- Given data -
%%
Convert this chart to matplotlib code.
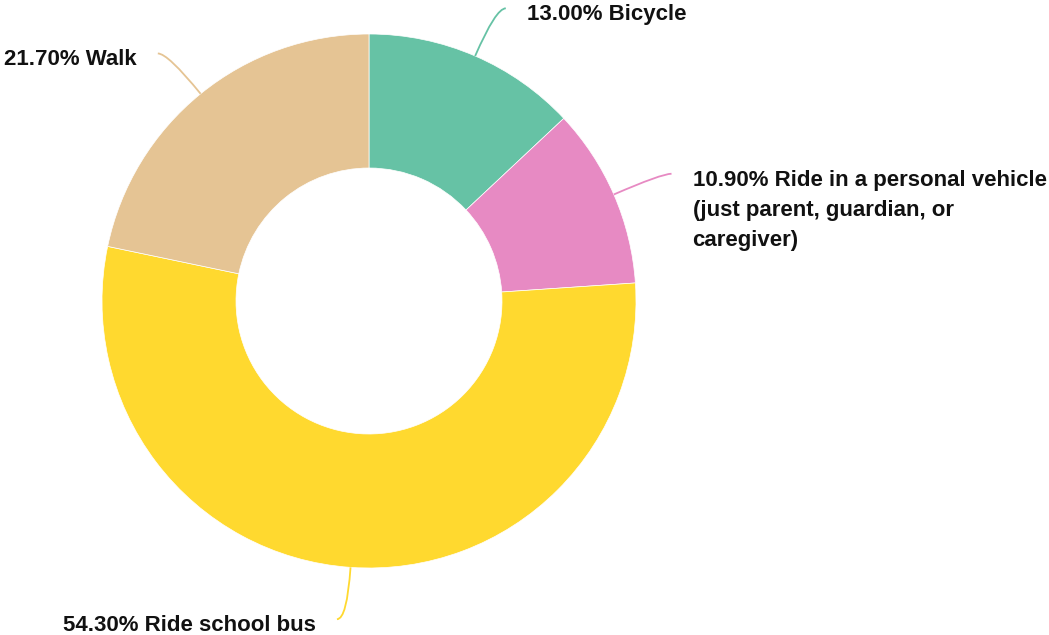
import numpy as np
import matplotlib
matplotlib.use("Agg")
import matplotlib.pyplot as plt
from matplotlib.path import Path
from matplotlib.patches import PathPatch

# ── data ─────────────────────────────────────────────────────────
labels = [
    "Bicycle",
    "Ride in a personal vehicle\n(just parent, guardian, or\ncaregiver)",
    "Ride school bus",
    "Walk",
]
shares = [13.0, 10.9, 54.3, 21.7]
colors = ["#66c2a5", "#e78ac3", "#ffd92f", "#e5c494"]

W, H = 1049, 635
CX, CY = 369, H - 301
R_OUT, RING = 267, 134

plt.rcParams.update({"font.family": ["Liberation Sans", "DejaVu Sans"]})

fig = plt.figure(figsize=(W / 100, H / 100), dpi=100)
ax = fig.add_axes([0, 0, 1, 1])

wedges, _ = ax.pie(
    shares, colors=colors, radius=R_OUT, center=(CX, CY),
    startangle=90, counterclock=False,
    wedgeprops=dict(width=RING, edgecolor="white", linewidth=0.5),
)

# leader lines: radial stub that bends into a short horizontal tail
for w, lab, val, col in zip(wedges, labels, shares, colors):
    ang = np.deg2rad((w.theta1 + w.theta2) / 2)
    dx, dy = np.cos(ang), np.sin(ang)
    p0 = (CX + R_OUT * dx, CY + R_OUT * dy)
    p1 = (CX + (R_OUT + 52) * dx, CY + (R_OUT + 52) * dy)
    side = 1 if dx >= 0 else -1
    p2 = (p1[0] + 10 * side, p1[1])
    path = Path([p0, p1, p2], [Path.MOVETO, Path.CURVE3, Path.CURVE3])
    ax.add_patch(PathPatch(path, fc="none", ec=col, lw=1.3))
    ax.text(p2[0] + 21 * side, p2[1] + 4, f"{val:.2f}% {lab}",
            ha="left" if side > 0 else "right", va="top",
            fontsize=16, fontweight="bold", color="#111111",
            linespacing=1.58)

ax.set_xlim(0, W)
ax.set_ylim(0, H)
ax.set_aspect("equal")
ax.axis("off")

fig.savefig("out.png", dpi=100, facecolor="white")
%%
- Task prompt -
Return to the listing above and set it down exactly, leaving out its pictures.

- Result of the task -
Convert this chart to matplotlib code.
import numpy as np
import matplotlib
matplotlib.use("Agg")
import matplotlib.pyplot as plt
from matplotlib.path import Path
from matplotlib.patches import PathPatch

# ── data ─────────────────────────────────────────────────────────
labels = [
    "Bicycle",
    "Ride in a personal vehicle\n(just parent, guardian, or\ncaregiver)",
    "Ride school bus",
    "Walk",
]
shares = [13.0, 10.9, 54.3, 21.7]
colors = ["#66c2a5", "#e78ac3", "#ffd92f", "#e5c494"]

W, H = 1049, 635
CX, CY = 369, H - 301
R_OUT, RING = 267, 134

plt.rcParams.update({"font.family": ["Liberation Sans", "DejaVu Sans"]})

fig = plt.figure(figsize=(W / 100, H / 100), dpi=100)
ax = fig.add_axes([0, 0, 1, 1])

wedges, _ = ax.pie(
    shares, colors=colors, radius=R_OUT, center=(CX, CY),
    startangle=90, counterclock=False,
    wedgeprops=dict(width=RING, edgecolor="white", linewidth=0.5),
)

# leader lines: radial stub that bends into a short horizontal tail
for w, lab, val, col in zip(wedges, labels, shares, colors):
    ang = np.deg2rad((w.theta1 + w.theta2) / 2)
    dx, dy = np.cos(ang), np.sin(ang)
    p0 = (CX + R_OUT * dx, CY + R_OUT * dy)
    p1 = (CX + (R_OUT + 52) * dx, CY + (R_OUT + 52) * dy)
    side = 1 if dx >= 0 else -1
    p2 = (p1[0] + 10 * side, p1[1])
    path = Path([p0, p1, p2], [Path.MOVETO, Path.CURVE3, Path.CURVE3])
    ax.add_patch(PathPatch(path, fc="none", ec=col, lw=1.3))
    ax.text(p2[0] + 21 * side, p2[1] + 4, f"{val:.2f}% {lab}",
            ha="left" if side > 0 else "right", va="top",
            fontsize=16, fontweight="bold", color="#111111",
            linespacing=1.58)

ax.set_xlim(0, W)
ax.set_ylim(0, H)
ax.set_aspect("equal")
ax.axis("off")

fig.savefig("out.png", dpi=100, facecolor="white")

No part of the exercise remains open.